Finalement, mardi, la ministre de la Culture a donné son accord au projet. Entre-temps, celui-ci a, au fil de mois d’âpres débats, été revu à la baisse. Au total, selon le ministère, les travaux que réalisera l’émir dans l’Hôtel Lambert permettront d’« assurer la sauvegarde et redonner vie à un ensemble architectural et décoratif de premier plan ». Mais la mairie de Paris a assez séchement pris acte de cet aval. Car à l’instar des défenseurs du patrimoine (ici, par exemple), elle considère que le projet final est encore très imparfait.

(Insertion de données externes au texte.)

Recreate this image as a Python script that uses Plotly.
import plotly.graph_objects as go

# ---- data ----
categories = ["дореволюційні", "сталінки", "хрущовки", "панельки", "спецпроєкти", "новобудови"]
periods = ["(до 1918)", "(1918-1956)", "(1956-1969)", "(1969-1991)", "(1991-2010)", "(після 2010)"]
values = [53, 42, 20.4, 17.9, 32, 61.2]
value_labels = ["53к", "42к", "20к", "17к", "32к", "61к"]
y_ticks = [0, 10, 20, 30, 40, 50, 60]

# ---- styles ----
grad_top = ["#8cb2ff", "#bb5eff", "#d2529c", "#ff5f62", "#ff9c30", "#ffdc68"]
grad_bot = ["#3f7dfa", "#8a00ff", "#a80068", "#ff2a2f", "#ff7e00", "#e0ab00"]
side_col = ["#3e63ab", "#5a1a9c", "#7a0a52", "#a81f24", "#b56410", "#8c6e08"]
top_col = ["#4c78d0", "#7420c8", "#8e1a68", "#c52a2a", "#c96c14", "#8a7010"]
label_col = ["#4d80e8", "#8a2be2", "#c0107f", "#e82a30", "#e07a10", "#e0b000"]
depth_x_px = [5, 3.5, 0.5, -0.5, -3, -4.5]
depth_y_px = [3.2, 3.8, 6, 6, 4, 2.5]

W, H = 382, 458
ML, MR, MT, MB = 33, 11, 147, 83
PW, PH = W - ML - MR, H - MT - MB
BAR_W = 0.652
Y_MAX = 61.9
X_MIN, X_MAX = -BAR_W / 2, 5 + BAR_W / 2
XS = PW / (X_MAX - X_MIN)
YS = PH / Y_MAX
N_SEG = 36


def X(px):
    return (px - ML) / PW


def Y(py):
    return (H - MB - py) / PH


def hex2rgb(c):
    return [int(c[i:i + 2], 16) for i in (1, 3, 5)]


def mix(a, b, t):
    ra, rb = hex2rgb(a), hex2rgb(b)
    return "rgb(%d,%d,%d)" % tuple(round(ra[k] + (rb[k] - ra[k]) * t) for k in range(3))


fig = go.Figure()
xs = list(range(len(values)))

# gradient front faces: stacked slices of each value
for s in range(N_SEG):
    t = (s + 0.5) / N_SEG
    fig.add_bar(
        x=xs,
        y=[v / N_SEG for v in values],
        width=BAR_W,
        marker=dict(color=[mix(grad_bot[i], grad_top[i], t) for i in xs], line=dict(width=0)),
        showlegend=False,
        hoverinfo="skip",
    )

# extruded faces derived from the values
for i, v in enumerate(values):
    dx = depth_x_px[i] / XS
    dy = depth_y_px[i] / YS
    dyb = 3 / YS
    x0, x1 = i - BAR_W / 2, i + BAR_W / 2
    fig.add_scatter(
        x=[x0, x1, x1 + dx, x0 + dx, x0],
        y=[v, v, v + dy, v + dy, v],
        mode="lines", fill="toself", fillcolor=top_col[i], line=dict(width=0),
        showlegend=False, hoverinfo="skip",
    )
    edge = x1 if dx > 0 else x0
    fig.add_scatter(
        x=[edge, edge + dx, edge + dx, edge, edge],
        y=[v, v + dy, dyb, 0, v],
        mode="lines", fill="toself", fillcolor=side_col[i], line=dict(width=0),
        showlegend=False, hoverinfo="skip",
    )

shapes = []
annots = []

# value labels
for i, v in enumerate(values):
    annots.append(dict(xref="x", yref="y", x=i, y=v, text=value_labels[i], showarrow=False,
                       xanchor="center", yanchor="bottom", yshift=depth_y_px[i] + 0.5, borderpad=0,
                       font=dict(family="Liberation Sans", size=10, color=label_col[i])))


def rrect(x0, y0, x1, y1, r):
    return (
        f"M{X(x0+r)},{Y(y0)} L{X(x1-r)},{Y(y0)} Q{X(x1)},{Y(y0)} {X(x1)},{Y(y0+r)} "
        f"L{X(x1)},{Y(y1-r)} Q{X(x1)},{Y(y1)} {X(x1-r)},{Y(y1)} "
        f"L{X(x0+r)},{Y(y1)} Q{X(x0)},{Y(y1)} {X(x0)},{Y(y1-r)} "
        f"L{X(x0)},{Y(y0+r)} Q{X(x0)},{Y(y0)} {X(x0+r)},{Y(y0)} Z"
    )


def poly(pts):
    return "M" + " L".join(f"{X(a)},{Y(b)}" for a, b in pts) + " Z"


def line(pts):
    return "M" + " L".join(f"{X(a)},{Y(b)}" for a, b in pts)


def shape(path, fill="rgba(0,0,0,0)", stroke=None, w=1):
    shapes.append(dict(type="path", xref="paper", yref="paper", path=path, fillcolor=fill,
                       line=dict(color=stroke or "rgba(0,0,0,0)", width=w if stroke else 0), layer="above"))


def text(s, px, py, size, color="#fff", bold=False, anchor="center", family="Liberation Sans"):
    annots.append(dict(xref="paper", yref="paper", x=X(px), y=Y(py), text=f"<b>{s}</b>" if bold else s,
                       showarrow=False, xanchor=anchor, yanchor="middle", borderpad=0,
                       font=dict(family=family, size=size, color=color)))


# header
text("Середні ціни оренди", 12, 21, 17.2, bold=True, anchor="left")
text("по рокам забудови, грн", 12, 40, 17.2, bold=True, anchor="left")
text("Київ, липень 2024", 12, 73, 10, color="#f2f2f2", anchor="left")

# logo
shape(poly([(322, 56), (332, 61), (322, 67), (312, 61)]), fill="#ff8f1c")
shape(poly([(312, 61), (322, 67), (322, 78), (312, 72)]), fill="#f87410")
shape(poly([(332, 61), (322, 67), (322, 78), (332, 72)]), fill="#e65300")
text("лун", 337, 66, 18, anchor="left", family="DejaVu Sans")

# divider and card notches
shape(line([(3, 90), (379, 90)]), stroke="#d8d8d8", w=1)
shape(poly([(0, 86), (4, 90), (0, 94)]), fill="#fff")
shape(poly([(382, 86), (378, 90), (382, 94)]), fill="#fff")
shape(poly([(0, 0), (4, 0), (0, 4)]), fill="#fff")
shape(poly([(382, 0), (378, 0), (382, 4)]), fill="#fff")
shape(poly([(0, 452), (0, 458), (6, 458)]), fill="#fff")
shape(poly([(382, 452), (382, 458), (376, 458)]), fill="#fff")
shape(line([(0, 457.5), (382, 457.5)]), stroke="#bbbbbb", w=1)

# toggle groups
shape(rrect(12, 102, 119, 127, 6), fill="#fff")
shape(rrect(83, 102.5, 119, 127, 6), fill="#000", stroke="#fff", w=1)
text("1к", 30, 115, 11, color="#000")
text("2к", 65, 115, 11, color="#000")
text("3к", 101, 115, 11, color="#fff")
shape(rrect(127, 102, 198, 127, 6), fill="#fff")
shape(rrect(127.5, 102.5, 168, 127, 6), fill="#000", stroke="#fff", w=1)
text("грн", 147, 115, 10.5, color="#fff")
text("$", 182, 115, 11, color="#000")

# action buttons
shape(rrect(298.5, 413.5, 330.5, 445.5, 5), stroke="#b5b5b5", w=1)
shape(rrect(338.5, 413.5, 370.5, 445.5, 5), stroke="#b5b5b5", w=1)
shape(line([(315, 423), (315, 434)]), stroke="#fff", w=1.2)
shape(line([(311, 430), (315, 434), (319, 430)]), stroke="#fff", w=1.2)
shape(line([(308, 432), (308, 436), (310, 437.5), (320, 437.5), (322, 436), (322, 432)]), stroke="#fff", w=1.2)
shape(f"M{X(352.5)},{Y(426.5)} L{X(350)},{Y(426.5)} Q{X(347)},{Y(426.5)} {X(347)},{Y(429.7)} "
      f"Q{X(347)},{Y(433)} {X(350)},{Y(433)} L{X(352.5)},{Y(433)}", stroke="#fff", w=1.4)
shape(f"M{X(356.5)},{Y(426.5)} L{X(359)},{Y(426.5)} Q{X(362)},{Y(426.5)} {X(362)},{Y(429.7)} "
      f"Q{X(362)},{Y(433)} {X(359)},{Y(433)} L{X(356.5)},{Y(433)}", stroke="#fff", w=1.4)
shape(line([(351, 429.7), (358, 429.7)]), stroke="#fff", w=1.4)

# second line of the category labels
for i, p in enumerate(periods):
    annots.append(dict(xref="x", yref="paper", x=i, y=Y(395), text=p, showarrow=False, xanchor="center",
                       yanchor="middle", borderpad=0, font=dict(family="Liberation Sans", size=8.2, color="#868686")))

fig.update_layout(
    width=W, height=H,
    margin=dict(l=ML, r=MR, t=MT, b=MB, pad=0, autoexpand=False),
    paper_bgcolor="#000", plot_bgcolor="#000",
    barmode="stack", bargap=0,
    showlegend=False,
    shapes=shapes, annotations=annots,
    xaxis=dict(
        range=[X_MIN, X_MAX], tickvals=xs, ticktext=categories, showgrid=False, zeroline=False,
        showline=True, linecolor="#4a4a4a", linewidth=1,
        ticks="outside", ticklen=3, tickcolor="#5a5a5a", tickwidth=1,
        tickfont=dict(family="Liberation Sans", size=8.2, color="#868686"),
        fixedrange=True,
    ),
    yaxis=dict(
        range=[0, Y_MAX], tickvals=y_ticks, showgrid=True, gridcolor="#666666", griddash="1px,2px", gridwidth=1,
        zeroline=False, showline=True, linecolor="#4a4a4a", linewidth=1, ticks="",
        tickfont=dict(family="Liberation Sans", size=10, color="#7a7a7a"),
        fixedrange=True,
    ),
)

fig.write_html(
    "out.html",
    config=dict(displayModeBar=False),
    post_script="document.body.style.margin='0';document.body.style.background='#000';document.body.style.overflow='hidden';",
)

Et la controverse sur la politique culturelle, et patrimoniale singulièrement, de l’équipe Sarkozy n’est probablement pas close. Témoin, cette tribune vengeresse publiée l’autre jour encore dans « Le Monde », titrée « Alerte à la non-assistance à chefs-d’oeuvre en danger » et signée notamment par un professeur à la prestigieuse université de la Sorbonne, Alexandre Gady. « Dans l’affaire de l’hôtel Lambert, dossier particulièrement sensible, ses positions (de la ministre de la Culture) ont été très en deçà de ce qu’on pouvait attendre face à un tel enjeu, et il a fallu une large polémique pour que le projet médiocre de l’architecte en chef soit un peu amélioré. Une question se pose : y a-t-il encore une volonté de défendre le patrimoine, bien commun de tous les Français ? Un Président de la République indifférent à la Culture, prêt à sacrifier toutes les règles d’urbanisme qui protègent nos villes et nos paysages de l’avidité des promoteurs, et un ministre sans poids politique, qui ne s’oppose à rien : le bilan est accablant. L’Etat dispose pourtant de tous les moyens légaux pour protéger le patrimoine. Il en est le premier destructeur, quand il devrait en être le premier garant ».